Originally Posted by flower01
A baby's cry signals it's "needs," not it's wants. I think the biggest concept that has guided my AP thinking versus mainstream techniques is the idea that babies manipulate their parents. Completely get rid of that idea...attend to your baby when it needs you...and take care of yourself. Allow your child opportunities to be independent when you see it happening...
Sometimes I think the term "Attachment Parenting" can mislead people who are not familiar with it. It is not about forced or prolonged attachment. It is not about fostering a sense of dependency. It is actually often quite the opposite. It is about meeting emotional needs of babies and children by providing a foundation of security and respect.
First, you need to re-center the thinking on babies. Babies are really "cave babies". Babies don't "know" the things we know. When they call out in the night, what they are saying is "I've woken to find myself alone. I could be in danger! What if there is a wild animal out there? What if it gets cold? If my mother is gone, how will I eat? Oh, NO! This is life threatening! And all I can do to save myself is cry! Help! HELP!" They don't "know" that they are safe in the room next door in their comfy bed just a few feet from you. They just know they are alone and completely helpless and don't know if anybody is out there at all. So they cry. If you understand this, answering their cry is a logical and loving thing to do. It is not a manipulation.
Though how it manifests changes, the idea stays the same. The idea of telling your child through actions and deeds "I am here to care for you, protect you, nurture you and I will be all the time." Once the crying baby in the night sees she is not alone afterall and mommy is here, she settles right down. After the toddler sees that he is heard and understood, after the pre-schooler knows that if he falls or is scared of thunder that parents will be kind and loving and help them, after the child sees that when the ball game was lost she is still special, after the teen who is grappling with identity and wondering where he belongs, after they all see that their parents are there, caring, protecting, nurturing, all the time, they are able to see what was happening, come to terms with it and move on. THAT is true independence. Being able and ready to move on to the next stage.
So AP is about establishing this listening relationship in infancy by understanding a baby's cries as descriptions of need and it establishes this listening and respectful relationship as time goes on. Sometimes the need is to hold them close. Sometimes the need is to give them a nudge to push themselves and do more than what they thought they could. And often, it is about giving them wings and a safe place to try them out. But it is never pushing them out in the cold, feeling that they are alone. Alone is not independent. Independence is the confidence and ability to solve problems for yourself. That can still include love, mutual repect, caring, and asking others for help when you need it. Alone is just... alone
Independence is a slow process. You have 18 years to get there. You don't need to do it all at once.

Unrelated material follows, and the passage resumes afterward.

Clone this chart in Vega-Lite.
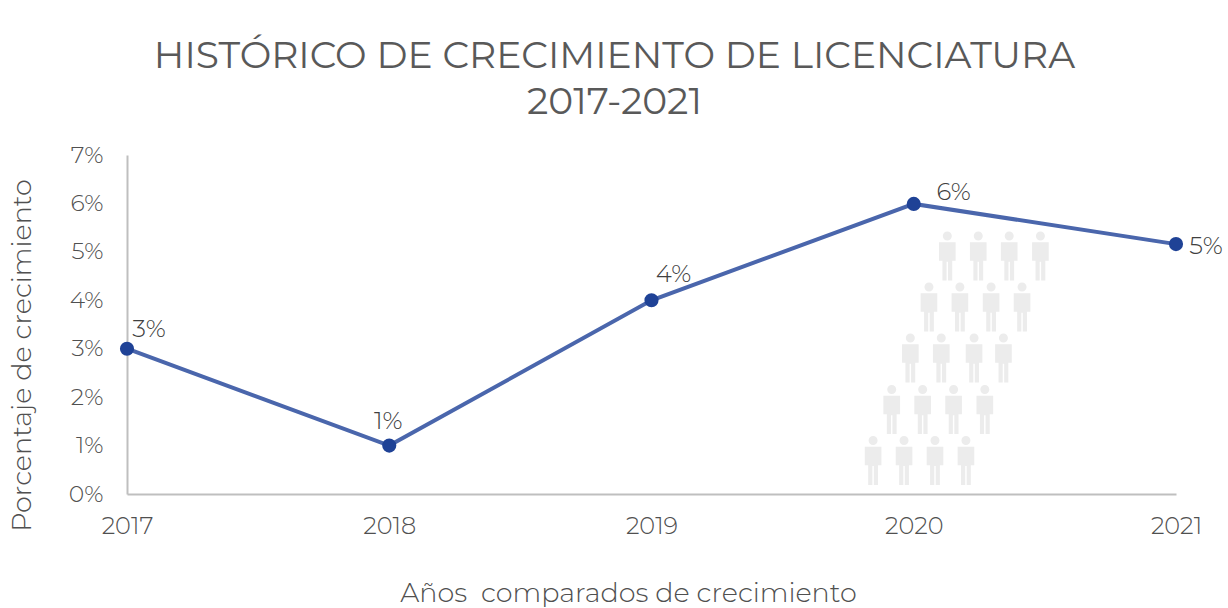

As for the "AP checklist"- they are just guides... suggestions. The breastfeeding and the babywearing and the co-sleeping and all that... They are all borne of the idea that these things reduce the amount of physical (and following, the emotional) distance between you and the baby. And, being close enables you to "hear" them better, to answer the needs and for them to know YOU and your limits and needs as well. Of course, not every thing works for every family, and "not doing everything" doesn't mean that somehow you are "kicked out of the club". If you are there, listening, connecting... that is the idea.
Sometimes it can seem overwhelming or even "martyr-ish" because at first it is easy to slide in to a mindset of "do EVERYTHING for the baby, even if it kills me!" because, especially the first time around, it is not easy to rate a baby's cry and needs so everything seems high priority and your "bag of tricks" hasn't had a lot of experience to fill itself on. ANd, as babies near the end of that first year, they DO start getting "wants" (though often the wants contain some measure of need... the baby that "wants" to splash in the dog bowl is really learning, which is a need. Just we need them to do it a different way!). And, there is no way around that the process can be demanding. But AP is NOT about martyr-ing yourself. If something isn't working, try something else that can satisfy you both. And, if that is impossible, then you need to determine whose needs are more severe for each issue. If the baby wakes often during the night and mom is sick or needs sleep for depression or whatever, then instead of bf all the time, a bottle and daddy in the night might be what needs to happen, even if the baby would rather nurse, they are still comforted and fed. If co-sleeping is ruining your marriage, how about a crib in the same room? Really, there are so many times when a half-way can work wonders.